Ce corpus justifie l’hypothèse de la Déesse ; il la légitime. Comme si, de ce foisonnement documentaire, il fallait absolument tirer la substantifique moëlle pour en extraire une explication simple et convaincante du monde.

Mais si d’abord le monde n’était que complexité ? Marija Gimbutas, au-delà de ce parti pris, ouvre la voie à une archéologie symbolique (on songe à Mircea Eliade), où interfèrent l’archéologie, l’histoire des religions et la mythologie des traditions populaires.

Hypothèses et controverses : c’est ainsi qu’il faut lire, avec distance et tolérance, le message de l’auteure. Il en reste un formidable glossaire interprétatif de signes et motifs picturaux : chevrons et V, zigzag et M, méandre et oiseau aquatique, seins, yeux, bouche, filet, serpent, pour n’en citer que quelques-uns.

Et la caverne, pour notre plaisir, est présente partout.

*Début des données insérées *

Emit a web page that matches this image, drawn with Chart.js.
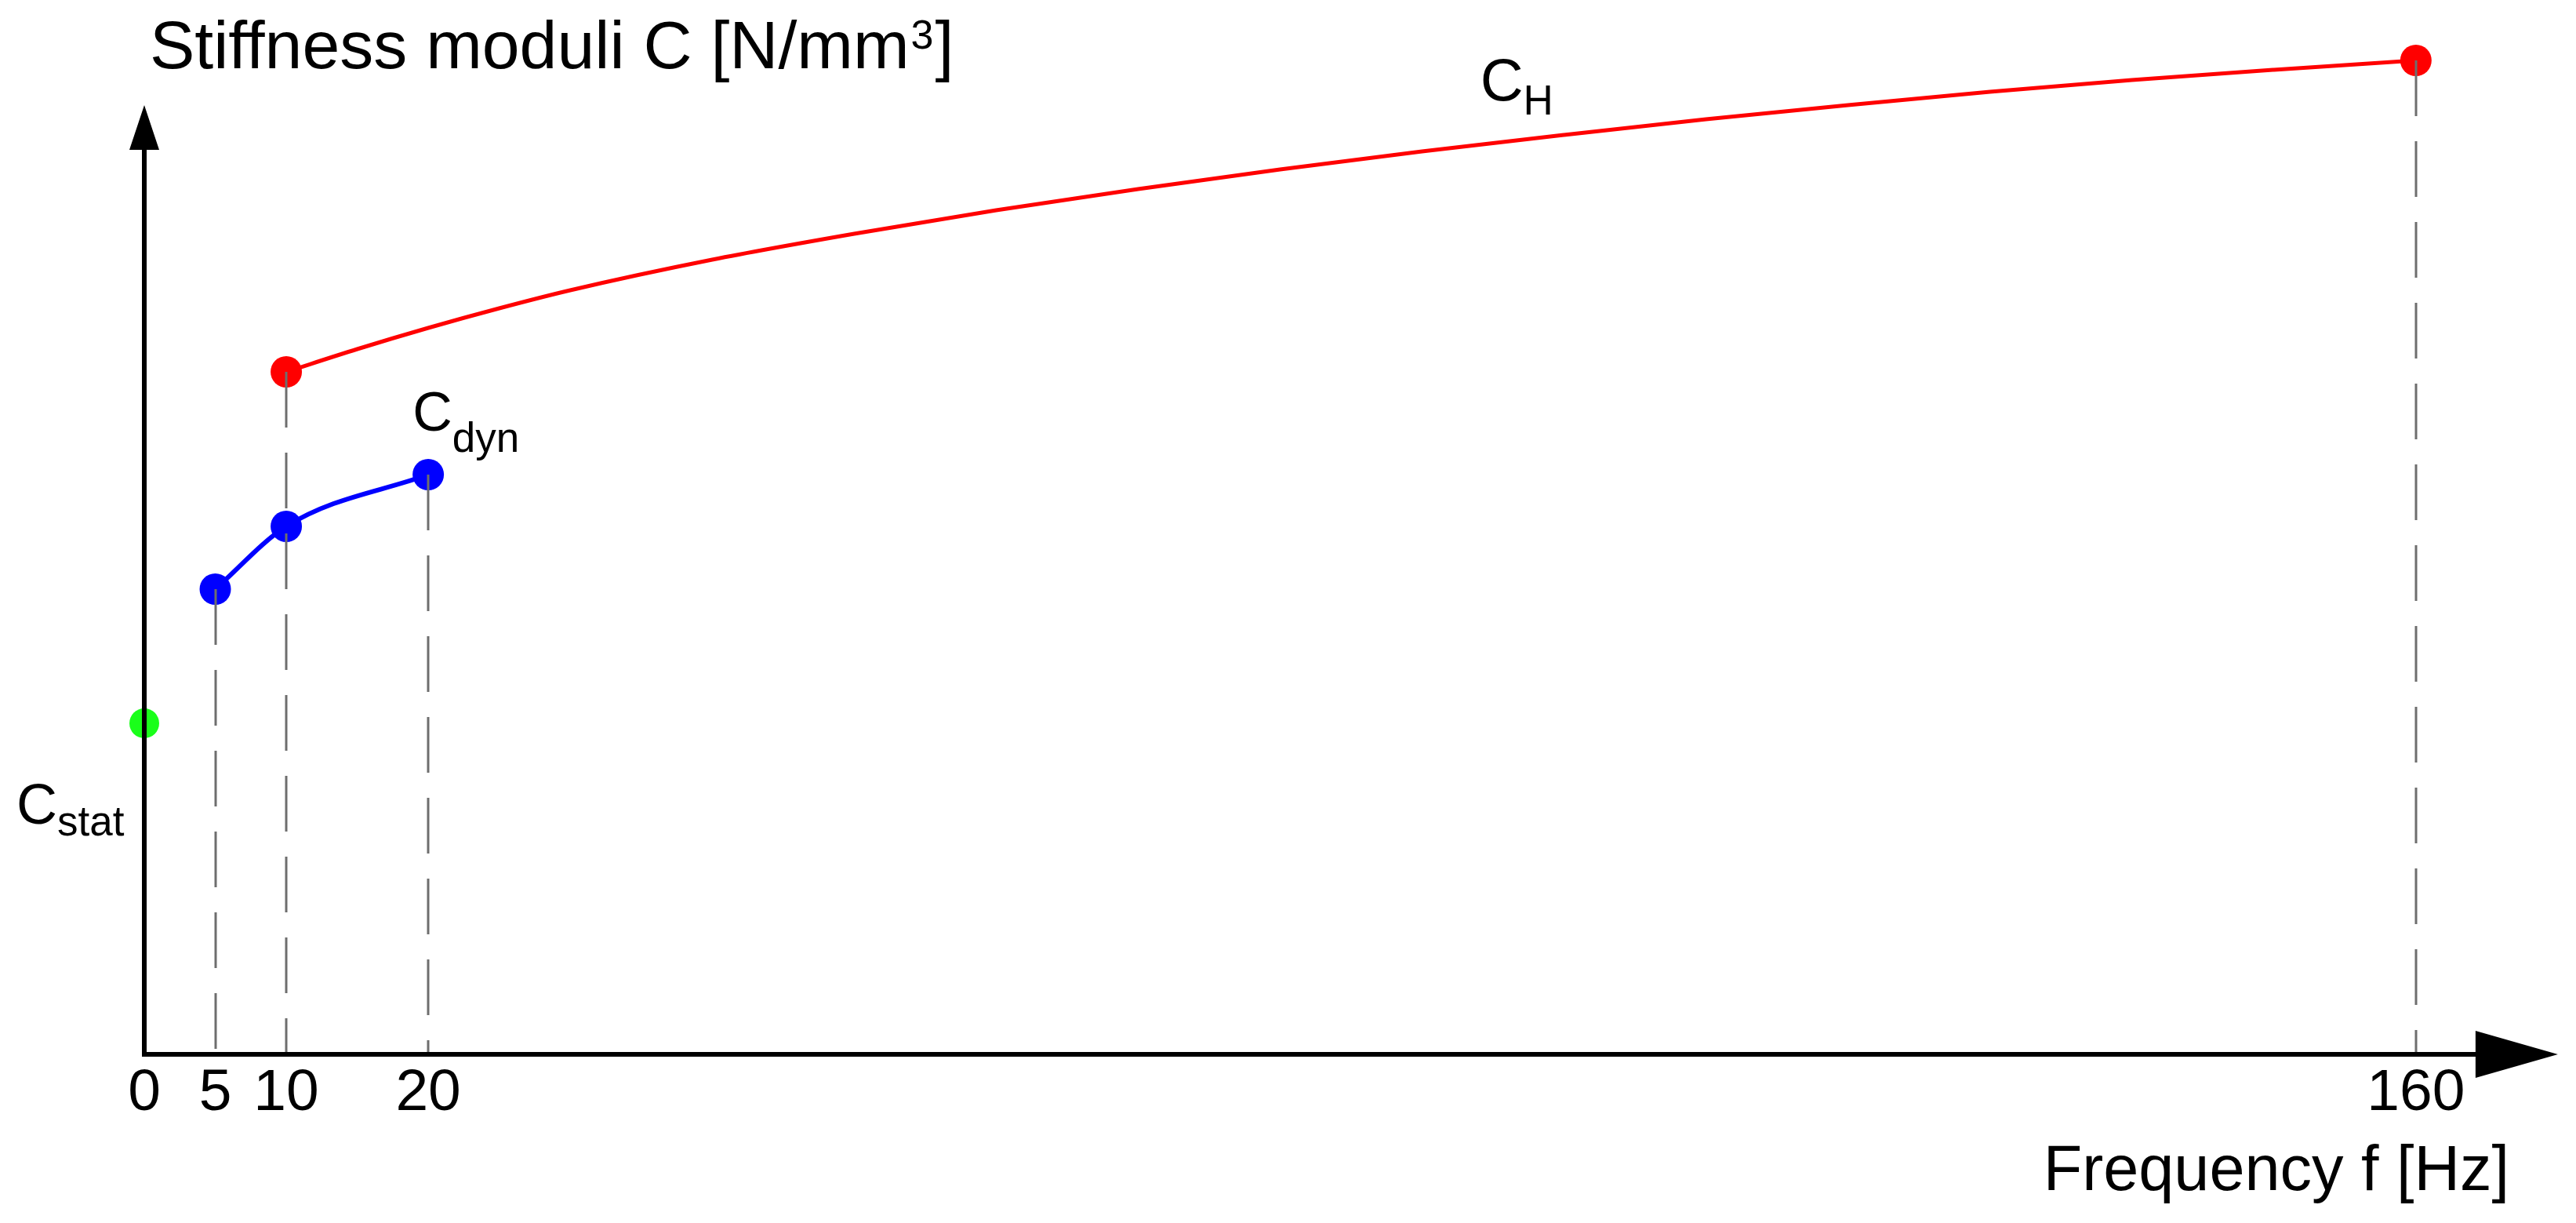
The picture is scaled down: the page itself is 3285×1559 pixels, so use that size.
<!DOCTYPE html>
<html>
<head>
<meta charset="utf-8">
<script src="https://cdn.jsdelivr.net/npm/chart.js@4.4.1/dist/chart.umd.min.js"></script>
<style>
  html, body { margin: 0; padding: 0; background: #fff; }
  canvas { display: block; }
</style>
</head>
<body>
<canvas id="stiffnessChart" width="3285" height="1559"></canvas>
<script>
(function () {
    // values (y is in arbitrary units, the figure has no y ticks)
    var xTicks = [0, 5, 10, 20, 160];
    var statFreq = [0];
    var statValues = [42.2];
    var dynFreq = [5, 10, 20];
    var dynValues = [59.3, 67.3, 73.9];
    var hFreq = [10, 15, 20, 25, 30, 40, 50, 60, 70, 80, 90, 100, 110, 120, 130, 140, 150, 160];
    var hValues = [87.0, 89.9, 92.6, 95.1, 97.4, 101.3, 104.6, 107.6, 110.3, 112.8, 115.1, 117.2, 119.2, 121.0, 122.7, 124.2, 125.5, 126.7];

    var xMax = 171, yMax = 131;
    var xArrowTip = 170, yArrowTip = 121;
    var FONT = '"Liberation Sans", Arial, sans-serif';

    function toPoints(xs, ys) {
        return xs.map(function (x, i) { return { x: x, y: ys[i] }; });
    }

    var decorPlugin = {
        id: 'decor',
        afterDatasetsDraw: function (chart) {
            var ctx = chart.ctx;
            var xs = chart.scales.x, ys = chart.scales.y;
            var x0 = xs.getPixelForValue(0), y0 = ys.getPixelForValue(0);

            // dashed drop lines, one per frequency, from the highest marker down to the axis
            var tops = {};
            chart.data.datasets.forEach(function (ds, di) {
                if (!ds.dropLines) return;
                chart.getDatasetMeta(di).data.forEach(function (pt, i) {
                    if (ds.dropLines.indexOf(i) < 0) return;
                    var key = Math.round(pt.x);
                    if (tops[key] === undefined || pt.y < tops[key]) tops[key] = pt.y;
                });
            });
            ctx.save();
            ctx.strokeStyle = '#6e6e6e';
            ctx.lineWidth = 3;
            ctx.setLineDash([71, 32]);
            Object.keys(tops).forEach(function (k) {
                ctx.beginPath();
                ctx.moveTo(+k, tops[k]);
                ctx.lineTo(+k, y0);
                ctx.stroke();
            });
            ctx.restore();

            // axes with arrow heads
            var xTip = xs.getPixelForValue(xArrowTip);
            var yTip = ys.getPixelForValue(yArrowTip);
            ctx.save();
            ctx.strokeStyle = '#000';
            ctx.fillStyle = '#000';
            ctx.lineWidth = 6;
            ctx.beginPath();
            ctx.moveTo(x0 - 3, y0);
            ctx.lineTo(xTip - 100, y0);
            ctx.moveTo(x0, y0 + 3);
            ctx.lineTo(x0, yTip + 52);
            ctx.stroke();
            ctx.beginPath();
            ctx.moveTo(xTip, y0);
            ctx.lineTo(xTip - 105, y0 - 30);
            ctx.lineTo(xTip - 105, y0 + 30);
            ctx.closePath();
            ctx.fill();
            ctx.beginPath();
            ctx.moveTo(x0, yTip);
            ctx.lineTo(x0 - 19, yTip + 57);
            ctx.lineTo(x0 + 19, yTip + 57);
            ctx.closePath();
            ctx.fill();
            ctx.restore();
        },
        afterDraw: function (chart) {
            var ctx = chart.ctx;
            var xs = chart.scales.x, ys = chart.scales.y;
            ctx.save();
            ctx.fillStyle = '#000';
            ctx.textBaseline = 'alphabetic';

            // y axis title with a raised 3
            ctx.textAlign = 'left';
            var tx = 191;
            ctx.font = '86px ' + FONT;
            ctx.fillText('Stiffness moduli C [N/mm', tx, 87);
            tx += ctx.measureText('Stiffness moduli C [N/mm').width + 2;
            ctx.font = '52px ' + FONT;
            ctx.fillText('3', tx, 62);
            tx += ctx.measureText('3').width + 2;
            ctx.font = '86px ' + FONT;
            ctx.fillText(']', tx, 87);

            ctx.textAlign = 'right';
            ctx.font = '81px ' + FONT;
            ctx.fillText('Frequency f [Hz]', 3200, 1517);

            // series names: anchored in data units, subscript dropped below the C
            var names = [
                { sub: 'stat', x: -9.0, y: 29.4, size: 72, drop: 15 },
                { sub: 'dyn', x: 18.9, y: 79.5, size: 70, drop: 27 },
                { sub: 'H', x: 94.1, y: 121.6, size: 76, drop: 18 }
            ];
            ctx.textAlign = 'left';
            names.forEach(function (n) {
                var px = xs.getPixelForValue(n.x), py = ys.getPixelForValue(n.y);
                ctx.font = n.size + 'px ' + FONT;
                ctx.fillText('C', px, py);
                var w = ctx.measureText('C').width;
                ctx.font = '53px ' + FONT;
                ctx.fillText(n.sub, px + w, py + n.drop);
            });
            ctx.restore();
        }
    };

    var ctx = document.getElementById('stiffnessChart');
    new Chart(ctx, {
        type: 'scatter',
        data: {
            datasets: [
                {
                    label: 'C_H',
                    data: toPoints(hFreq, hValues),
                    showLine: true,
                    borderColor: '#ff0000',
                    borderWidth: 5,
                    backgroundColor: '#ff0000',
                    pointBackgroundColor: '#ff0000',
                    pointBorderWidth: 0,
                    pointRadius: function (c) { return (c.dataIndex === 0 || c.dataIndex === hFreq.length - 1) ? 20 : 0; },
                    cubicInterpolationMode: 'monotone',
                    clip: false,
                    dropLines: [0, hFreq.length - 1]
                },
                {
                    label: 'C_dyn',
                    data: toPoints(dynFreq, dynValues),
                    showLine: true,
                    borderColor: '#0000ff',
                    borderWidth: 6,
                    backgroundColor: '#0000ff',
                    pointBackgroundColor: '#0000ff',
                    pointBorderWidth: 0,
                    pointRadius: 20,
                    cubicInterpolationMode: 'monotone',
                    clip: false,
                    dropLines: [0, 1, 2]
                },
                {
                    label: 'C_stat',
                    data: toPoints(statFreq, statValues),
                    showLine: false,
                    backgroundColor: '#1aff1a',
                    pointBackgroundColor: '#1aff1a',
                    pointBorderWidth: 0,
                    pointRadius: 19,
                    clip: false
                }
            ]
        },
        options: {
            responsive: false,
            animation: false,
            devicePixelRatio: 1,
            layout: { autoPadding: false, padding: { top: 34, right: 5, bottom: 0, left: 0 } },
            plugins: { legend: { display: false }, tooltip: { enabled: false } },
            scales: {
                x: {
                    type: 'linear',
                    min: 0,
                    max: xMax,
                    grid: { display: false, drawTicks: false },
                    border: { display: false },
                    ticks: {
                        autoSkip: false,
                        maxRotation: 0,
                        padding: 5,
                        color: '#000',
                        font: { size: 75, family: FONT }
                    },
                    afterBuildTicks: function (s) {
                        s.ticks = xTicks.map(function (v) { return { value: v }; });
                    },
                    afterFit: function (s) {
                        s.height = 215;
                        s.paddingLeft = 0;
                        s.paddingRight = 0;
                    }
                },
                y: {
                    type: 'linear',
                    min: 0,
                    max: yMax,
                    grid: { display: false, drawTicks: false },
                    border: { display: false },
                    ticks: { display: false },
                    afterFit: function (s) {
                        s.width = 184;
                        s.paddingTop = 0;
                        s.paddingBottom = 0;
                    }
                }
            }
        },
        plugins: [decorPlugin]
    });
})();
</script>
</body>
</html>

En annexe, un glossaire de symboles, une typologie des déesses et des dieux, un résumé des fonctions et images de la Grande déesse, des chronologies, des cartes de tous lers sites mentionnés.

D’un point de vue sociologique, cet ouvrage tombe à point nommé dans une époque où le doute s’installe quant à la croissance, au développement, devant la métamorphose de la conscience humaine induite par les guerres, le réchauffement climatique, l’oppposition des intérêts tribaux, nationaux, ou religieux. En fait, il est la concrétisation de ce doute de l’humanité sur elle-même. Et en ce sens, il est d’une grande richesse. Pour Marija Gimbutas, les symboles, les images et les signes représentent la grammaire et la syntaxe d’un métalangage. Et ce métalangage révèle une conception, une organisation, une représentation du monde, en oeuvre entre le VIIème et le IVème millénaire avant notre ère.

La maquette est particulièrement réussie et la réalisation (cartonnage sous jaquette) irréprochable. Cependant, un index des noms (anthoponymique et toponymique) aurait facilité la consultation.